Such discourse would have seemed laughable six months ago.
Much has changed for Longshore since the first half of last football season. He went from the returning All-Pac-10 undisputed leader of the Bears offense to a senior-to-be fighting for his job and his future.
Spring practice for the 2008 season kicks off Monday at Memorial Stadium, and coach Jeff Tedford has opened up the quarterback position. Longshore will battle Kevin Riley for the right to lead Cal's offense next season.
There was never a question who would be the Bears starting quarterback heading into last season. Longshore was a returning starter, and no other signal-callers in the program had ever taken a snap in a game. Longshore was rated as the No. 1 junior quarterback in the country by ESPN's Mel Kiper Jr.
Longshore was not spectacular during the first half of 2007, but he still led the Bears to a 5-0 start and the No. 2 spot in the national polls. But a sprained ankle knocked him out of sync, and Cal dropped six of its final seven regular season games.
And when Riley replaced Longshore in the season-ending Armed Forces Bowl against Air Force and was named the game's most valuable player, it set up a position battle that will be followed with great intensity by Cal fans.
"It's going to be competitive at the quarterback position," Tedford said.
Longshore was victimized by inconsistency during the second half of last season, even after his ankle had fully healed. It left a faction of fans clamoring for Tedford to give Riley a chance.
The sprained ankle forced Longshore to miss the Bears' game against Oregon State. Armed with Cal's 5-0 record and lofty ranking, Riley got his first college start. He had a predictably uneven performance, but he did lead Cal on an inspired fourth-quarter comeback effort. It fell short when Riley failed to throw the ball away with time running out on a now-notorious play that left the Bears 31-28 losers.
Even before the Armed Forces Bowl, Tedford announced he was opening up all positions, including quarterback. It was predetermined that Riley would see some playing time, and after he came off the bench, Cal's offense immediately came alive.
Riley ended up going the rest of the way, completing 16 of 19 passes for 269 yards and three scores and leading the team on six straight touchdown drives.
So while Riley may be short on experience, he's armed with the confidence he derived from his Armed Forces Bowl performance, and to a lesser extent, his play against Oregon State.
"I'm going to have the attitude that I'm going to be the man," Riley said. "I want to be the guy. I want everybody on the team to want me to be the guy, and not leave any doubt. I want to make sure they want me in the game and they trust me."
There's no question the second half of last season took its toll on Longshore, who endured hefty criticism from fans. He said he took time to reflect on the season for about a month afterward, and then moved on.
Longshore downplayed the competitive aspect of the spring, instead choosing to simply focus on improving his play. Longshore said his goal is to play even better than he did in 2006, when he became just the second Cal quarterback to throw for over 3,000 yards in a season.

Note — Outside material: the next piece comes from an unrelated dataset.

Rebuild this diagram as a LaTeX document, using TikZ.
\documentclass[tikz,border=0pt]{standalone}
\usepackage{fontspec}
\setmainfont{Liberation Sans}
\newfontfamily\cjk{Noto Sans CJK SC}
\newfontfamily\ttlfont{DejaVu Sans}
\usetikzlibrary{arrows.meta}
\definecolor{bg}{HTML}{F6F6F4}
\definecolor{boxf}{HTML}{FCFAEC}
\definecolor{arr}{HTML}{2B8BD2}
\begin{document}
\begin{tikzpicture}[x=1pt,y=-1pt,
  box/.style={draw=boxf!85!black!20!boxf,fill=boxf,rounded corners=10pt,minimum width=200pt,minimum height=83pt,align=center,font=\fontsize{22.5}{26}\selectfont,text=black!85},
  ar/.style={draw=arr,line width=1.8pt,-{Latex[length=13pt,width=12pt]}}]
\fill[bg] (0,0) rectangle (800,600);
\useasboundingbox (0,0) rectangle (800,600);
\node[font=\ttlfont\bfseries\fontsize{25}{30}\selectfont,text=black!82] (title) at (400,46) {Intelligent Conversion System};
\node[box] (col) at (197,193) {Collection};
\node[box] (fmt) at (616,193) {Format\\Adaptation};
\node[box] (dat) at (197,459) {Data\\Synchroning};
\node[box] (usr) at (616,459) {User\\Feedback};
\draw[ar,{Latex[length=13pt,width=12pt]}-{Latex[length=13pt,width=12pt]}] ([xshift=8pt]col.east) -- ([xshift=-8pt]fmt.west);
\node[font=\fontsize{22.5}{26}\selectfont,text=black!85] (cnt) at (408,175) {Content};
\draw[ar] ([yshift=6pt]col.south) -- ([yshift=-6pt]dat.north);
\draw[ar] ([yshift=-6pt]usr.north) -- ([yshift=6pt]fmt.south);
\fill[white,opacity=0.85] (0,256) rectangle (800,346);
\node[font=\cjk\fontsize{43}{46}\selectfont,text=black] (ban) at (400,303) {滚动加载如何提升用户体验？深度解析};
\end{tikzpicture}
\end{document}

"To me, it's about improving and doing the best job that I can do," Longshore said. "I'm just trying to get better. I'm not worried about beating any other quarterback. I'm out there to beat the defense. I'm not out there to beat anybody else on our team."
There's probably more at stake for Longshore, given that this is his last season in college. Last season did some damage to his NFL stock, and standing on the sideline with a clipboard won't exactly give him a boost.

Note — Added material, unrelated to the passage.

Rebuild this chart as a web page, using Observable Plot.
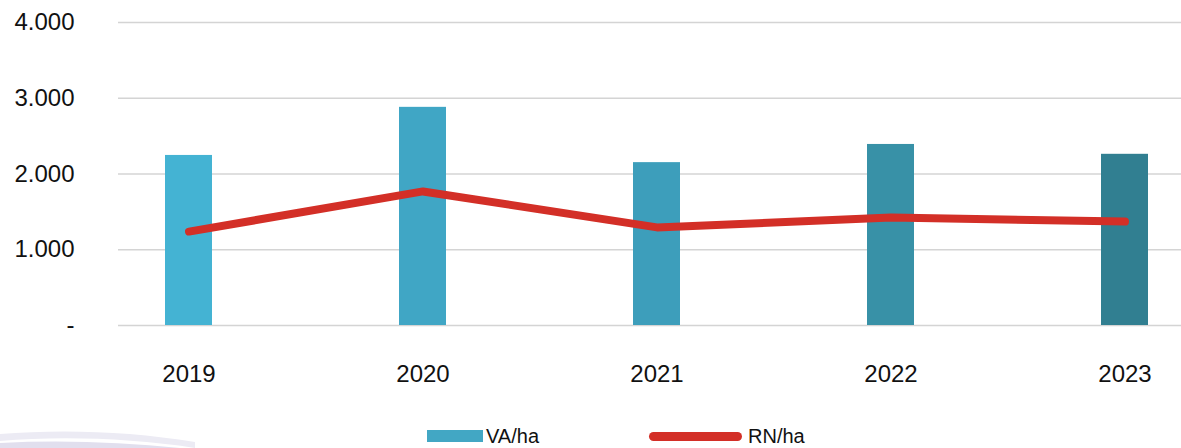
<!DOCTYPE html>
<html>
<head>
<meta charset="utf-8">
<script src="https://cdn.jsdelivr.net/npm/d3@7"></script>
<script src="https://cdn.jsdelivr.net/npm/@observablehq/plot@0.6"></script>
<style>
  html, body { margin: 0; padding: 0; background: #fff; }
  #wrap { position: relative; width: 1181px; height: 448px; overflow: hidden; background: #fff;
          font-family: "Liberation Sans", Arial, Helvetica, sans-serif; }
  #chart svg { display: block; overflow: visible; }
  #legend { position: absolute; left: 0; top: 400px; width: 1181px; height: 48px; }
  .item { position: absolute; top: 25px; display: flex; align-items: center; font-size: 20px; line-height: 22px; color: #111; }
  .swatch-bar { width: 56px; height: 12px; background: #42a7c4; margin-right: 3px; }
  .swatch-line { width: 93px; height: 9px; border-radius: 5px; background: #d32f27; margin-right: 6px; }
  #deco { position: absolute; left: 0; top: 400px; }
</style>
</head>
<body>
<div id="wrap">
  <div id="chart"></div>
  <svg id="deco" width="260" height="48">
    <path d="M0,34 C60,29 130,31 195,42 L195,48 C130,38 60,36 0,41 Z" fill="#ecebf4"/>
    <path d="M0,43 C60,40 120,42 180,48 L0,48 Z" fill="#e1dfee"/>
  </svg>
  <div id="legend">
    <div class="item" style="left:427px"><div class="swatch-bar"></div><span>VA/ha</span></div>
    <div class="item" style="left:649px"><div class="swatch-line"></div><span>RN/ha</span></div>
  </div>
</div>
<script>
const years = ["2019", "2020", "2021", "2022", "2023"];
const vaHa = [2245, 2880, 2150, 2390, 2260];
const rnHa = [1240, 1770, 1295, 1425, 1372];
const yTicks = [0, 1000, 2000, 3000, 4000];
const barColors = ["#44b3d3", "#40a6c5", "#3d9ebb", "#3891a7", "#317f91"];

const data = years.map((y, i) => ({year: y, va: vaHa[i], rn: rnHa[i], color: barColors[i]}));
const fmt = d => d === 0 ? "-" : d3.format(",")(d).replace(/,/g, ".");

const chart = Plot.plot({
  width: 1181,
  height: 400,
  marginTop: 22,
  marginBottom: 75,
  marginLeft: 118,
  marginRight: 0,
  style: {fontFamily: "'Liberation Sans', Arial, Helvetica, sans-serif", fontSize: "24px", color: "#111", background: "#fff"},
  x: {domain: years, range: [71, 1242], paddingInner: 0.8, paddingOuter: 0.4, label: null},
  y: {domain: [0, 4000], label: null},
  marks: [
    Plot.ruleY(yTicks, {stroke: "#d4d4d4", strokeWidth: 1.5}),
    Plot.barY(data, {x: "year", y: "va", fill: "color"}),
    Plot.lineY(data, {x: "year", y: "rn", stroke: "#d32f27", strokeWidth: 8, curve: "linear", strokeLinecap: "round", strokeLinejoin: "round"}),
    Plot.axisY(yTicks, {tickSize: 0, tickPadding: 44, tickFormat: fmt, fontSize: 24, fill: "#111"}),
    Plot.axisX(years, {tickSize: 0, tickPadding: 39, fontSize: 24, fill: "#111"})
  ]
});
document.getElementById("chart").appendChild(chart);
</script>
</body>
</html>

Longshore said he hasn't thought about the implications of possibly losing his job to Riley.
"If I put everything I have forward and I improve, no matter what happens I'll be happy with myself," Longshore said. "I'll be able to look myself in the mirror and know I did everything I could. If you're really satisfied with everything you've put into it and how hard you worked, you don't care about playing time. You can look yourself in the mirror."

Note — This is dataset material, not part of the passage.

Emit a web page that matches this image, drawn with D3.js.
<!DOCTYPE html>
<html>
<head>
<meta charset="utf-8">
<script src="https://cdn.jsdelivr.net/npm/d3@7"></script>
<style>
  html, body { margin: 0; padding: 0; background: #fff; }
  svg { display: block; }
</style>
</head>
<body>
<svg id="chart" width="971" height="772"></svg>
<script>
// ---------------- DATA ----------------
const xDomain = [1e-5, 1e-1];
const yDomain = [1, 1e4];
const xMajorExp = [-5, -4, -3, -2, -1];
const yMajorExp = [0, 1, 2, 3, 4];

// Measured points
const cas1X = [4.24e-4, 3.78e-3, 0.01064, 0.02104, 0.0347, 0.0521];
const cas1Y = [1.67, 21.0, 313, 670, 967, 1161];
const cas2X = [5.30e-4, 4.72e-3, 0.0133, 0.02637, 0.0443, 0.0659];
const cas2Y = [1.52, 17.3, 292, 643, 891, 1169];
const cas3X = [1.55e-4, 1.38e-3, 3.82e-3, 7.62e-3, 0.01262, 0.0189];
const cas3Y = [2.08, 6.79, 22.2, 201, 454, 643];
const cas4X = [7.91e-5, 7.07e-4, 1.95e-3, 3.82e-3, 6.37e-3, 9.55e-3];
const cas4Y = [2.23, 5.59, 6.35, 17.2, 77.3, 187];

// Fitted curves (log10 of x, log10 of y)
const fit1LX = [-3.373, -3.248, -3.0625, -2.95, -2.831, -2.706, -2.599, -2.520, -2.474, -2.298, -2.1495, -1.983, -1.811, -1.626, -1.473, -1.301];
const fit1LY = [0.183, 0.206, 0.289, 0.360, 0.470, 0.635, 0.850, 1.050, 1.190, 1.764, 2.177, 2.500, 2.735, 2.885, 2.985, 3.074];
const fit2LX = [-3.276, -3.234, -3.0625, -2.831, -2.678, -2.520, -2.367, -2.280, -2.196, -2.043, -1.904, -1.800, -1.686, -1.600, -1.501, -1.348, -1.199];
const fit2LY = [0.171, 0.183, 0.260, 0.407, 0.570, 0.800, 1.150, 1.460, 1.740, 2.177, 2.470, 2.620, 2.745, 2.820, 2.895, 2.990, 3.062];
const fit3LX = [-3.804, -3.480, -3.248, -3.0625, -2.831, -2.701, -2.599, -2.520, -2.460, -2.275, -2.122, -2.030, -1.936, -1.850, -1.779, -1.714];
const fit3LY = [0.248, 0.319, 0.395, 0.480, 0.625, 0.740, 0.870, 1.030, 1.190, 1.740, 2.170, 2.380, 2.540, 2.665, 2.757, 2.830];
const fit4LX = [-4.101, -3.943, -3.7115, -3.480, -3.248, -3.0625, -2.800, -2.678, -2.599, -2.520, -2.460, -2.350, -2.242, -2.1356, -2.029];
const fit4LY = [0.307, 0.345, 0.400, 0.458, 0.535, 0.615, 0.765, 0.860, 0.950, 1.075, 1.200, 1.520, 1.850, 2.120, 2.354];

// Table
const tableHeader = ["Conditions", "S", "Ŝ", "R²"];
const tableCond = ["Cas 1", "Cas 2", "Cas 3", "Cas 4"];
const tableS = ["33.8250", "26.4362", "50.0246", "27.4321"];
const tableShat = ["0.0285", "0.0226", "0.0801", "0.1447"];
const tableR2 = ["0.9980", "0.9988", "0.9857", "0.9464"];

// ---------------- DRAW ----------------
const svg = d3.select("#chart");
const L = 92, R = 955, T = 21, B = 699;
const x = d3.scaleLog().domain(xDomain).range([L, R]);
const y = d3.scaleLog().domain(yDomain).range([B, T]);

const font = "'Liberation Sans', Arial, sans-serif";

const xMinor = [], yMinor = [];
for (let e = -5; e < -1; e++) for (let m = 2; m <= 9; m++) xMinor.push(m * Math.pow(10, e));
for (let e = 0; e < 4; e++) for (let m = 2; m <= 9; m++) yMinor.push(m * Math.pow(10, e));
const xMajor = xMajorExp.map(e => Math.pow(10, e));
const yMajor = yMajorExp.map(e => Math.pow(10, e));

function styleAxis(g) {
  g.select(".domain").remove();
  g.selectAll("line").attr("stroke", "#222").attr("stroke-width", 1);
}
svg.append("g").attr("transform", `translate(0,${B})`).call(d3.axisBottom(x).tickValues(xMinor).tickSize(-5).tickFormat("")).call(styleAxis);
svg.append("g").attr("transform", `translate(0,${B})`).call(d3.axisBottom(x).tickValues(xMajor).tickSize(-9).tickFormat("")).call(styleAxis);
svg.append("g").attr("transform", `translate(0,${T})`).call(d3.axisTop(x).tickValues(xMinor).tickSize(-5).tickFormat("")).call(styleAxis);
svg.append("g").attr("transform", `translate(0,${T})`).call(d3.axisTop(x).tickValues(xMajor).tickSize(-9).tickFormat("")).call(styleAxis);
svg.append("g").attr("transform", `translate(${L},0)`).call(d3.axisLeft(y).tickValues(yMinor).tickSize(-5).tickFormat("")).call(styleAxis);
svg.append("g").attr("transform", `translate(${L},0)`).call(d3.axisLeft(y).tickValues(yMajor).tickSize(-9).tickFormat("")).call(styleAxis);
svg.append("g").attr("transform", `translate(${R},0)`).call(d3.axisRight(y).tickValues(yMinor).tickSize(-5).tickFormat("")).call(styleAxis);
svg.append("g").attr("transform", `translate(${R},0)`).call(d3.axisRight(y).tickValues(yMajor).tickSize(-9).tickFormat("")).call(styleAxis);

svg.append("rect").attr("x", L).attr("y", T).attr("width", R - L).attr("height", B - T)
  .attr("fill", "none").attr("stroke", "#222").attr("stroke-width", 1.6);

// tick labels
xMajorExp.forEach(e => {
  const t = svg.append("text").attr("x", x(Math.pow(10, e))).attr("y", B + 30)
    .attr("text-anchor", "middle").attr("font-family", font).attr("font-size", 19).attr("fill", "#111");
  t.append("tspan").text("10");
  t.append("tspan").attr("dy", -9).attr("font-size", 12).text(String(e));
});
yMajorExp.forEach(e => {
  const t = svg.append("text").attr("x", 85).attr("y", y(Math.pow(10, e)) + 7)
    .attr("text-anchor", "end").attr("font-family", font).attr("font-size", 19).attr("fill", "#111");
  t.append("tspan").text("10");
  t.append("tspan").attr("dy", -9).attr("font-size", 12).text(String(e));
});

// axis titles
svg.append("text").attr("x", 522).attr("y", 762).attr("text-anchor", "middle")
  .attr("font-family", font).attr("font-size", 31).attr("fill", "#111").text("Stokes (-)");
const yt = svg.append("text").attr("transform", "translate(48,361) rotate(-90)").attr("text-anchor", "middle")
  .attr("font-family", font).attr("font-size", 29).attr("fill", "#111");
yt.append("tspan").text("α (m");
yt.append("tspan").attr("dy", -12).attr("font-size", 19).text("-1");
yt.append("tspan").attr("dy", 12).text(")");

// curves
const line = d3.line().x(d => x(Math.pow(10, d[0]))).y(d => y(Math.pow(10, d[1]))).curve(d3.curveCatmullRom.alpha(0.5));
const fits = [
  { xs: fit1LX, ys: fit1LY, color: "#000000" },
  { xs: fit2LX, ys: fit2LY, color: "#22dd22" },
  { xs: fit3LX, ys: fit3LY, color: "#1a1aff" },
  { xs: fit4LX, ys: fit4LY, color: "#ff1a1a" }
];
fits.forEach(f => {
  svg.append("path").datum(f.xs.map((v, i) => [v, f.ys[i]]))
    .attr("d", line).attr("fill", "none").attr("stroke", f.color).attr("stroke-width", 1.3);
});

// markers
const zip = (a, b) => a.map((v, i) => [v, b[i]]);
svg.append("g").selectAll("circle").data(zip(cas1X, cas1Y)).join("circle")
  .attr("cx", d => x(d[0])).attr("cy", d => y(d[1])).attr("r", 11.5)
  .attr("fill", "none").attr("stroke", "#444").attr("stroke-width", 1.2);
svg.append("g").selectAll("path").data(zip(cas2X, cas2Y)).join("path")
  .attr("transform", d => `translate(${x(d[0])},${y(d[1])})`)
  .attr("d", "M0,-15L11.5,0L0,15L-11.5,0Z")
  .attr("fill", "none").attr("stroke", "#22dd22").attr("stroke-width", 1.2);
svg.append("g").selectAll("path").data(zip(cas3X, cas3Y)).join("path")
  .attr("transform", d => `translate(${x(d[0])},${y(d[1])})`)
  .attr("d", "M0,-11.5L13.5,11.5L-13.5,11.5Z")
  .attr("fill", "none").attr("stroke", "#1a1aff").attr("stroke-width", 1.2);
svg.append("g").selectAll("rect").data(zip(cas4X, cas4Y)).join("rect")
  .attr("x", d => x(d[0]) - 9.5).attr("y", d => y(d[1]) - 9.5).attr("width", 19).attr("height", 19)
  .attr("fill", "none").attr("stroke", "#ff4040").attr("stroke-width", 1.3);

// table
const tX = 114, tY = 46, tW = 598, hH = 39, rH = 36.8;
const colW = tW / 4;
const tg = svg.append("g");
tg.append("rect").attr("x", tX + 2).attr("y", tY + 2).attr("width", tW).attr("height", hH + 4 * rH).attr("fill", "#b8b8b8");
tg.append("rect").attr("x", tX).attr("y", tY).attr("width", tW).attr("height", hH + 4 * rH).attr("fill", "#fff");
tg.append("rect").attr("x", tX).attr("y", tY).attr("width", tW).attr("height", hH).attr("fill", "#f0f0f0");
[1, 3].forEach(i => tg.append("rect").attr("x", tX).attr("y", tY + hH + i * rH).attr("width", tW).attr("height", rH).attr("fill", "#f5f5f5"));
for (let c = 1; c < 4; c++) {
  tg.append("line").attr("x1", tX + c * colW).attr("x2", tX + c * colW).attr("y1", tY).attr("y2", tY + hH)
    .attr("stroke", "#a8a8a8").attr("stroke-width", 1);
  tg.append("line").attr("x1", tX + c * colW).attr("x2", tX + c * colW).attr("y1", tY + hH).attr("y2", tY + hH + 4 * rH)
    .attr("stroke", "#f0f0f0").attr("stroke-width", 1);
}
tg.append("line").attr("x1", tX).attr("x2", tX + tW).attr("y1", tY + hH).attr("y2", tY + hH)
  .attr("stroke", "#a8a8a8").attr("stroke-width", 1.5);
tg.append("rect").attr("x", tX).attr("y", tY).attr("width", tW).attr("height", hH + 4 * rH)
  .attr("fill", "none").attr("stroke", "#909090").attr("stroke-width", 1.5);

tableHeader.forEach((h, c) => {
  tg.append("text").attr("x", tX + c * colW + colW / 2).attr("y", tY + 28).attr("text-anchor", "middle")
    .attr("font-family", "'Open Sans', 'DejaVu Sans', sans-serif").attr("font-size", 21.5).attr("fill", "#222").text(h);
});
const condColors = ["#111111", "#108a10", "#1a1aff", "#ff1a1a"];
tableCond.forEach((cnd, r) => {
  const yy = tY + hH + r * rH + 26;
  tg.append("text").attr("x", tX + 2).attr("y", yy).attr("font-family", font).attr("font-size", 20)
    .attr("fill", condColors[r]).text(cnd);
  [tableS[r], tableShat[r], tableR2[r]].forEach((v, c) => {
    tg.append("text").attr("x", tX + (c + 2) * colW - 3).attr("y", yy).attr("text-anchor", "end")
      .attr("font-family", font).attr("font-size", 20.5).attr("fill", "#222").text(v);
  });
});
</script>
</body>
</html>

Riley said it was a little awkward last season hearing some of the support for his playing time. He admitted that he would have loved to have gotten a chance earlier, but he also tried to support Longshore as much as he could.
"It was a little strange. People would come up to me and ask why I'm not playing," Riley said. "Obviously, I wanted to be out there. Seeing what was going on (with Longshore), it was tough. It was bad break after bad break. You just have to go up to him, try to say something to him to pick him up.
"We're teammates. We're not mad at each other. We go in there, and we still help each other. But we both understand what's going on. It's just part of the game. Nate has played two years of college football and has done some great things. He's a great quarterback. If I want to win this job, I have to outplay him. That's why you play college football, for competition to be that guy."
This is a decision that won't be made anytime soon. Tedford said he likely won't decide on a starter until the week before the season starts at the end of August. That means Longshore and Riley will have numerous practices in which to state their case.
Tedford also said he will take a look at redshirt freshman Brock Mansion, who should push the other two candidates but really isn't a viable player in the race for the 2008 job.
And what is Tedford looking for in his 2008 starter?
"Running the offense, being smart with the football, putting us in position to move the football and scoring on offense," he said. "There's a lot more to it than just throwing the football. The mental part of the game at that position is critical. You're asking them to do a lot. Whoever puts us in the best position to win, that's what we are looking for."